When we individuals, as holons, become aware of the biophysical -energetic program that exists within us,, each of us can use it as a map to navigate our way through the forest of illusion and across the plains of experience toward the next stage of our uniquely human evolution . when we awaken from the consensual slumber of culture-at-large and remember that we were once seeds of light, traveling among the stars, accompanied and protected by spiritual guardians, we become aware that we have truly fallen from grace  into a world of shadows, through our preoccupation with the gods of materialism - money, power, sex and status.
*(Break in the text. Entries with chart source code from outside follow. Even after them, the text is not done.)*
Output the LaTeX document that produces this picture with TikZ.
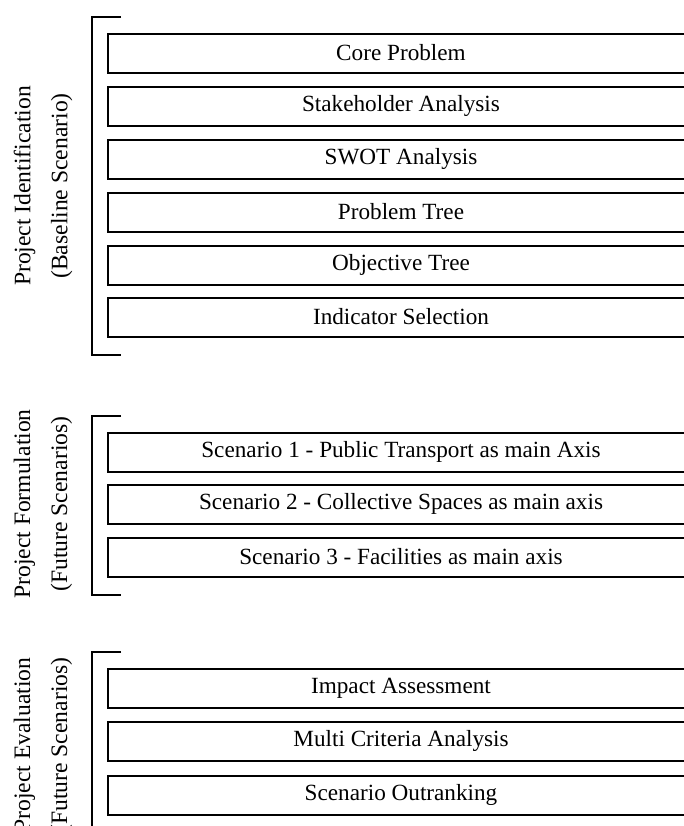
\documentclass[tikz,border=0pt]{standalone}
\usepackage{fontspec}
\setmainfont{Liberation Serif}
\usepackage{tikz}
\usetikzlibrary{calc}
\tikzset{stepbox/.style={draw, line width=1pt, minimum width=293pt, minimum height=19.5pt, inner sep=0pt, font=\fontsize{11.6}{13.5}\selectfont}}
\tikzset{phase/.style={rotate=90, align=center, font=\fontsize{11.8}{13.5}\selectfont}}
\tikzset{bracket/.style={line width=1pt}}

\begin{document}
\begin{tikzpicture}[x=0.5pt,y=-0.5pt]
        \useasboundingbox (0,0) rectangle (684,826);

        \node[stepbox] (core)      at (401,  53) {Core Problem};
        \node[stepbox] (stake)     at (401, 106) {Stakeholder Analysis};
        \node[stepbox] (swot)      at (401, 159) {SWOT Analysis};
        \node[stepbox] (probtree)  at (401, 212) {Problem Tree};
        \node[stepbox] (objtree)   at (401, 265) {Objective Tree};
        \node[stepbox] (indicator) at (401, 317) {Indicator Selection};

        \node[stepbox] (scenA) at (401, 452) {Scenario 1 - Public Transport as main Axis};
        \node[stepbox] (scenB) at (401, 504) {Scenario 2 - Collective Spaces as main axis};
        \node[stepbox] (scenC) at (401, 557) {Scenario 3 - Facilities as main axis};

        \node[stepbox] (impact)  at (401, 688) {Impact Assessment};
        \node[stepbox] (multi)   at (401, 741) {Multi Criteria Analysis};
        \node[stepbox] (outrank) at (401, 795) {Scenario Outranking};

        \draw[bracket] ($(core.north west)+(14,-16)$) -- ++(-29,0) |- ($(indicator.south west)+(14,17)$);
        \draw[bracket] ($(scenA.north west)+(14,-16)$) -- ++(-29,0) |- ($(scenC.south west)+(14,17)$);
        \draw[bracket] ($(impact.north west)+(14,-16)$) -- ++(-29,0) |- ($(outrank.south west)+(14,17)$);

        \node[phase] (ident) at (43, 186) {Project Identification\\[5pt](Baseline Scenario)};
        \node[phase] (form)  at (43, 504) {Project Formulation\\[5pt](Future Scenarios)};
        \node[phase] (eval)  at (43, 745) {Project Evaluation\\[5pt](Future Scenarios)};
    \end{tikzpicture}
\end{document}
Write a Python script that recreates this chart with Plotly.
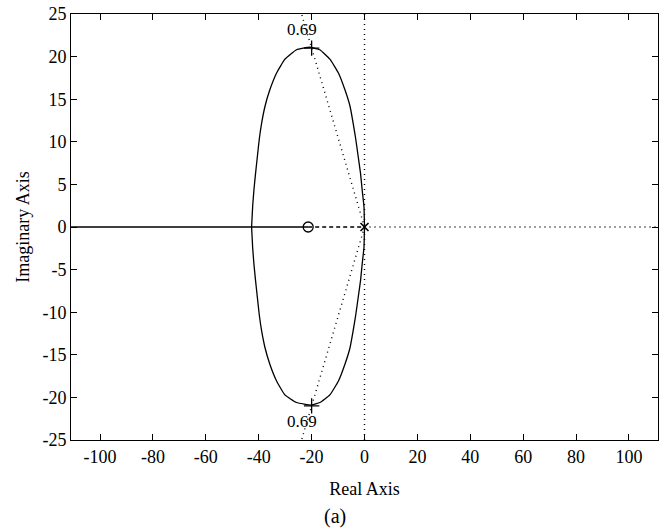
import plotly.graph_objects as go

# Upper locus branch (pole at origin -> over the top -> break-in point)
upper_re = [0.0, -0.2, -0.9, -1.5, -2.4, -3.3, -4.3, -5.5, -7.4, -9.9, -13.1, -16.9, -20.6,
            -25.7, -30.1, -33.2, -35.8, -37.6, -38.9, -39.8, -40.5, -41.2, -41.8, -42.3, -42.7]
upper_im = [0.0, 2.4, 4.4, 6.3, 8.3, 10.3, 12.2, 14.2, 16.1, 18.1, 19.7, 20.8, 21.1,
            20.8, 19.7, 18.1, 16.1, 14.2, 12.2, 10.3, 8.3, 6.3, 4.4, 2.4, 0.0]
# Lower locus branch
lower_re = [0.0, -0.2, -0.9, -1.5, -2.4, -3.3, -4.3, -5.5, -7.4, -9.9, -13.1, -16.9, -20.0,
            -25.7, -30.1, -33.2, -35.8, -37.6, -38.9, -39.8, -40.5, -41.2, -41.8, -42.3, -42.7]
lower_im = [0.0, -2.4, -4.4, -6.3, -8.3, -10.3, -12.2, -14.2, -16.1, -18.1, -19.7, -20.6, -20.9,
            -20.6, -19.7, -18.1, -16.1, -14.2, -12.2, -10.3, -8.3, -6.3, -4.4, -2.4, 0.0]
# Real-axis segments
real_solid_re = [-111, -21.3]
real_dash_re = [-21.3, 0]
# Damping lines (zeta = 0.69)
damp_up_re = [0, -23.8]
damp_up_im = [0, 25]
damp_dn_re = [0, -23.8]
damp_dn_im = [0, -25]
# Markers
pole_re, pole_im = [0], [0]
zero_re, zero_im = [-21.3], [0]
sel_re, sel_im = [-20, -20], [21, -21]
lbl_re, lbl_im, lbl_txt = [-23.7, -23.7], [23.0, -23.0], ["0.69", "0.69"]

xticks = [-100, -80, -60, -40, -20, 0, 20, 40, 60, 80, 100]
yticks = [-25, -20, -15, -10, -5, 0, 5, 10, 15, 20, 25]

fig = go.Figure()
dot = dict(color="black", width=1.4, dash="1px,4px")
fig.add_trace(go.Scatter(x=[0, 0], y=[-25, 25], mode="lines", line=dot))
fig.add_trace(go.Scatter(x=[0, 111], y=[0, 0], mode="lines", line=dot))
fig.add_trace(go.Scatter(x=damp_up_re, y=damp_up_im, mode="lines", line=dot))
fig.add_trace(go.Scatter(x=damp_dn_re, y=damp_dn_im, mode="lines", line=dot))
solid = dict(color="black", width=1.3, shape="spline", smoothing=0.4)
fig.add_trace(go.Scatter(x=upper_re, y=upper_im, mode="lines", line=solid))
fig.add_trace(go.Scatter(x=lower_re, y=lower_im, mode="lines", line=solid))
fig.add_trace(go.Scatter(x=real_solid_re, y=[0, 0], mode="lines", line=dict(color="black", width=1.3)))
fig.add_trace(go.Scatter(x=real_dash_re, y=[0, 0], mode="lines",
                         line=dict(color="black", width=1.5, dash="4px,3px")))
fig.add_trace(go.Scatter(x=zero_re, y=zero_im, mode="markers",
                         marker=dict(symbol="circle-open", size=10, color="black", line=dict(width=1.3))))
fig.add_trace(go.Scatter(x=pole_re, y=pole_im, mode="markers",
                         marker=dict(symbol="x-thin-open", size=8, color="black", line=dict(width=1.6))))
fig.add_trace(go.Scatter(x=sel_re, y=sel_im, mode="markers",
                         marker=dict(symbol="cross-thin-open", size=11, color="black", line=dict(width=1.3))))
fig.add_trace(go.Scatter(x=lbl_re, y=lbl_im, mode="text", text=lbl_txt,
                         textfont=dict(family="Liberation Serif", size=17, color="black")))

axis_common = dict(showline=True, linecolor="black", linewidth=1, mirror="ticks",
                   ticks="inside", ticklen=6, tickcolor="black", showgrid=False, zeroline=False,
                   tickfont=dict(family="Liberation Serif", size=18, color="black"))
fig.update_xaxes(range=[-111, 111], tickvals=xticks, ticktext=[str(v) for v in xticks],
                 title=dict(text="Real Axis", font=dict(family="Liberation Serif", size=18, color="black"), standoff=16),
                 **axis_common)
fig.update_yaxes(range=[-25, 25], tickvals=yticks, ticktext=[str(v) for v in yticks],
                 title=dict(text="Imaginary Axis", font=dict(family="Liberation Serif", size=18, color="black"), standoff=8),
                 **axis_common)
fig.add_annotation(text="(a)", xref="paper", yref="paper", x=0.45, y=0, yanchor="top",
                   yshift=-63, showarrow=False, font=dict(family="Liberation Serif", size=20, color="black"))
fig.update_layout(width=662, height=529, margin=dict(l=71, r=4, t=14, b=89),
                  plot_bgcolor="white", paper_bgcolor="white", showlegend=False)
fig.write_html("out.html")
As we awaken, our life experiences can begin to manifest themselves inexorably from the world of the senses into the direct experience of spirit, a journey becomes possible for us only through the doorway of the heart. It is through our heart that we finally return to the garden, and once there, we discover that we can use it as a gateway through which we can personally experience the spiritual words of them selves.
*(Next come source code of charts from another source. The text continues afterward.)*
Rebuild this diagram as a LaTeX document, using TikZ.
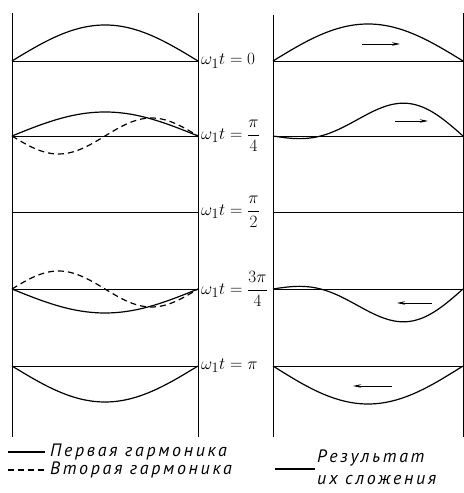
\documentclass[tikz,border=0pt]{standalone}
\usepackage{amsmath}
\usepackage{fontspec}
\setmainfont{PT Sans}
\newfontfamily\legendfont{PT Sans}[LetterSpace=15]
\usetikzlibrary{arrows.meta}

\begin{document}
\begin{tikzpicture}[x=1bp, y=1bp,
        wall/.style={line width=0.8bp},
        axisline/.style={line width=0.7bp},
        first/.style={line width=1.2bp},
        second/.style={line width=1.2bp, dash pattern=on 6bp off 4bp},
        motion/.style={line width=0.8bp, -{Stealth[length=8bp, width=3.5bp]}},
        phase/.style={anchor=west, inner sep=0pt, font=\fontsize{19}{22}\selectfont},
        legend/.style={anchor=west, inner sep=0pt, font=\fontsize{18}{20}\legendfont\itshape},
    ]
    \useasboundingbox (0,0) rectangle (464,493);

    % string ends
    \draw[wall] (12,480) -- (12,56);
    \draw[wall] (198,480) -- (198,56);
    \draw[wall] (273,478) -- (273,56);
    \draw[wall] (463,480) -- (463,56);
    \foreach \yb in {432,357,281,204,127} {
        \draw[axisline] (12,\yb) -- (198,\yb);
        \draw[axisline] (273,\yb) -- (463,\yb);
    }

    % omega t = 0
    \draw[first] plot[domain=0:1, samples=60] ({12+186*\x}, {432+36*sin(180*\x)});
    \draw[first] plot[domain=0:1, samples=60] ({273+190*\x}, {432+37*sin(180*\x)});
    % omega t = pi/4
    \draw[first] plot[domain=0:1, samples=60] ({12+186*\x}, {357+24*sin(180*\x)});
    \draw[second] plot[domain=0:1, samples=60] ({12+186*\x}, {357-18*sin(360*\x)});
    \draw[first] plot[domain=0:1, samples=80] ({273+190*\x}, {357+0.92*(24*sin(180*\x)-17*sin(360*\x))});
    % omega t = 3pi/4
    \draw[first] plot[domain=0:1, samples=60] ({12+186*\x}, {204-24*sin(180*\x)});
    \draw[second] plot[domain=0:1, samples=60] ({12+186*\x}, {204+18*sin(360*\x)});
    \draw[first] plot[domain=0:1, samples=80] ({273+190*\x}, {204+0.92*(-24*sin(180*\x)+17*sin(360*\x))});
    % omega t = pi
    \draw[first] plot[domain=0:1, samples=60] ({12+186*\x}, {127-36*sin(180*\x)});
    \draw[first] plot[domain=0:1, samples=60] ({273+190*\x}, {127-38*sin(180*\x)});

    % direction of motion
    \coordinate (m0a) at (362,449); \coordinate (m0b) at (400,449);
    \coordinate (m1a) at (395,372); \coordinate (m1b) at (428,372);
    \coordinate (m3a) at (432,190); \coordinate (m3b) at (397,190);
    \coordinate (m4a) at (392,107); \coordinate (m4b) at (353,107);
    \draw[motion] (m0a) -- (m0b);
    \draw[motion] (m1a) -- (m1b);
    \draw[motion] (m3a) -- (m3b);
    \draw[motion] (m4a) -- (m4b);

    % phases
    \node[phase] (ph0) at (201,432) {$\omega_1 t=0$};
    \node[phase] (ph1) at (201,357) {$\omega_1 t=\dfrac{\pi}{4}$};
    \node[phase] (ph2) at (201,281) {$\omega_1 t=\dfrac{\pi}{2}$};
    \node[phase] (ph3) at (201,204) {$\omega_1 t=\dfrac{3\pi}{4}$};
    \node[phase] (ph4) at (201,127) {$\omega_1 t=\pi$};

    % legend
    \coordinate (k1a) at (8,41);  \coordinate (k1b) at (45,41);
    \coordinate (k2a) at (8,23);  \coordinate (k2b) at (45,23);
    \coordinate (k3a) at (275,24); \coordinate (k3b) at (315,24);
    \draw[first] (k1a) -- (k1b);
    \draw[second] (k2a) -- (k2b);
    \draw[first] (k3a) -- (k3b);
    \node[legend] (first) at (50,41) {Первая гармоника};
    \node[legend] (second) at (50,23) {Вторая гармоника};
    \node[legend] (sum1) at (317,35) {Результат};
    \node[legend] (sum2) at (317,13) {их сложения};
\end{tikzpicture}
\end{document}
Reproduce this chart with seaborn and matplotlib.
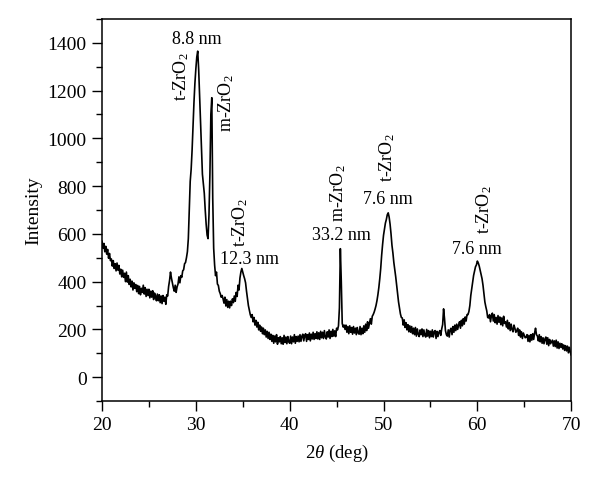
import numpy as np
import pandas as pd
import matplotlib
matplotlib.use("Agg")
import matplotlib.pyplot as plt
import seaborn as sns
from matplotlib.ticker import MultipleLocator

# 2-theta scan grid (20 to 70 deg, 0.1 deg step)
two_theta = np.linspace(20, 70, 501)

# Intensity, one row per degree (20.0 ... 20.9, 21.0 ... )
intensity = [
    570, 540, 560, 525, 548, 515, 535, 498, 518, 488,   # 20
    495, 465, 488, 455, 475, 445, 478, 448, 468, 432,   # 21
    452, 420, 448, 418, 435, 400, 440, 398, 425, 388,   # 22
    410, 378, 402, 365, 395, 372, 388, 358, 384, 350,   # 23
    380, 345, 372, 355, 385, 348, 375, 338, 368, 342,   # 24
    368, 332, 360, 335, 362, 325, 352, 340, 320, 348,   # 25
    320, 345, 312, 340, 308, 342, 318, 335, 305, 345,   # 26
    340, 380, 405, 440, 415, 395, 375, 360, 385, 355,   # 27
    378, 390, 420, 395, 425, 418, 445, 450, 475, 480,   # 28
    500, 525, 580, 700, 820, 870, 950, 1050, 1150, 1230,  # 29
    1290, 1340, 1365, 1290, 1180, 1080, 960, 850, 810, 770,  # 30
    700, 640, 595, 580, 680, 850, 1100, 1170, 750, 540,   # 31
    470, 425, 440, 390, 384, 360, 350, 335, 342, 328,   # 32
    310, 335, 298, 325, 292, 318, 290, 318, 300, 328,   # 33
    312, 340, 318, 355, 338, 385, 365, 415, 440, 455,   # 34
    440, 425, 412, 395, 360, 330, 300, 280, 262, 250,   # 35
    262, 232, 250, 218, 238, 210, 230, 198, 218, 192,   # 36
    210, 182, 205, 178, 198, 168, 192, 162, 188, 158,   # 37
    180, 150, 175, 142, 172, 148, 178, 138, 165, 148,   # 38
    170, 140, 165, 138, 175, 145, 168, 140, 170, 148,   # 39
    142, 172, 140, 168, 148, 178, 142, 170, 150, 172,   # 40
    148, 178, 150, 172, 180, 152, 175, 182, 150, 178,   # 41
    158, 185, 152, 180, 160, 188, 158, 182, 162, 190,   # 42
    160, 186, 158, 192, 165, 188, 162, 195, 168, 160,   # 43
    190, 168, 198, 162, 192, 170, 200, 172, 194, 170,   # 44
    205, 198, 215, 290, 538, 400, 225, 210, 218, 200,   # 45
    218, 188, 212, 182, 215, 188, 208, 180, 212, 185,   # 46
    205, 178, 208, 185, 180, 212, 178, 205, 182, 215,   # 47
    188, 222, 195, 232, 205, 225, 245, 222, 255, 262,   # 48
    272, 285, 300, 320, 345, 375, 412, 455, 510, 555,   # 49
    594, 620, 645, 660, 680, 688, 670, 640, 600, 552,   # 50
    520, 480, 450, 420, 384, 350, 315, 290, 265, 250,   # 51
    248, 218, 240, 208, 228, 198, 220, 190, 215, 188,   # 52
    212, 182, 205, 178, 208, 172, 202, 180, 170, 198,   # 53
    178, 202, 170, 198, 175, 168, 200, 172, 195, 165,   # 54
    192, 170, 198, 168, 190, 195, 162, 192, 170, 188,   # 55
    195, 175, 202, 220, 286, 245, 195, 178, 172, 198,   # 56
    168, 198, 205, 178, 212, 188, 218, 195, 222, 200,   # 57
    218, 232, 205, 238, 215, 245, 222, 252, 235, 262,   # 58
    262, 275, 300, 342, 370, 395, 426, 445, 462, 470,   # 59
    486, 478, 465, 448, 430, 412, 385, 350, 315, 295,   # 60
    278, 250, 248, 262, 232, 258, 268, 235, 262, 228,   # 61
    250, 222, 258, 230, 252, 220, 248, 215, 255, 225,   # 62
    232, 210, 238, 202, 228, 195, 222, 200, 190, 218,   # 63
    205, 188, 195, 205, 175, 198, 168, 190, 162, 185,   # 64
    175, 165, 168, 178, 150, 175, 148, 178, 155, 182,   # 65
    158, 185, 205, 178, 172, 152, 178, 148, 170, 142,   # 66
    165, 140, 160, 168, 138, 165, 132, 158, 140, 148,   # 67
    155, 130, 152, 128, 155, 122, 148, 120, 142, 125,   # 68
    140, 118, 135, 112, 132, 110, 130, 102, 125, 105,   # 69
    92,                                                 # 70
]

# Peak annotations: (text, x, y, rotation)
ann_texts = ["8.8 nm", "t-ZrO$_2$", "m-ZrO$_2$", "t-ZrO$_2$", "12.3 nm",
             "m-ZrO$_2$", "33.2 nm", "t-ZrO$_2$", "7.6 nm", "t-ZrO$_2$", "7.6 nm"]
ann_x = [30.1, 28.4, 33.2, 34.7, 35.7, 45.2, 45.5, 50.4, 50.5, 60.7, 60.0]
ann_y = [1418, 1263, 1150, 650, 497, 773, 597, 924, 748, 706, 538]
ann_rot = [0, 90, 90, 90, 0, 90, 0, 90, 0, 90, 0]

x_ticks = [20, 30, 40, 50, 60, 70]
y_ticks = [0, 200, 400, 600, 800, 1000, 1200, 1400]

sns.set_style("ticks")
plt.rcParams["font.family"] = ["Liberation Serif", "DejaVu Serif"]
plt.rcParams["mathtext.fontset"] = "custom"
plt.rcParams["mathtext.rm"] = "Liberation Serif"
plt.rcParams["mathtext.it"] = "Liberation Serif:italic"
plt.rcParams["text.color"] = "black"
plt.rcParams["axes.labelcolor"] = "black"

df = pd.DataFrame({"two_theta": two_theta, "intensity": intensity})

fig = plt.figure(figsize=(6.0, 4.85), dpi=100)
ax = fig.add_axes([0.17, 0.171, 0.782, 0.788])
sns.lineplot(data=df, x="two_theta", y="intensity", ax=ax, color="black",
             linewidth=1.2, sort=False)

ax.set_xlim(20, 70)
ax.set_ylim(-100, 1500)
ax.set_xticks(x_ticks)
ax.set_yticks(y_ticks)
ax.xaxis.set_minor_locator(MultipleLocator(5))
ax.yaxis.set_minor_locator(MultipleLocator(100))
ax.tick_params(axis="both", which="major", direction="out", length=7, width=1,
               labelsize=14, colors="black", pad=4)
ax.tick_params(axis="both", which="minor", direction="out", length=4, width=1,
               colors="black")
ax.tick_params(top=False, right=False, which="both")
for s in ax.spines.values():
    s.set_visible(True)
    s.set_linewidth(1.1)
    s.set_color("black")

ax.set_xlabel(r"2$\theta$ (deg)", fontsize=13.5, labelpad=6)
ax.set_ylabel("Intensity", fontsize=14, labelpad=4)

for t, xv, yv, r in zip(ann_texts, ann_x, ann_y, ann_rot):
    ax.text(xv, yv, t, rotation=r, ha="center", va="center", fontsize=13,
            color="black")

fig.savefig("out.png", dpi=100)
This quest, this hero's journey, can only be discovered by each one of us operating alone. as we explore the world of sensory experience and investigate the limitless dimensions of our own mind, we come face to face with our strongest abilities and our highest qualities. We also discover our ignorance, our self-indulgence, and our egocentrism. When we recognize these personal demons to be the source of our suffering , despair and violence, we can look at ourselves with honesty and with truth, for we know quite clearly then that we had choices. And it is at this critical crossroads that we begin to sense the immense energy and universal intelligence working through each one of us

The Buddhist teacher, Joan Halifax recounts a conversation in which she once asked a Zen master the following question: "Going to the temple, you take the path; entering the temple, you leave the path. What does this mean?" Without a pause, the Roshi's response came, "Joan, the path is the temple."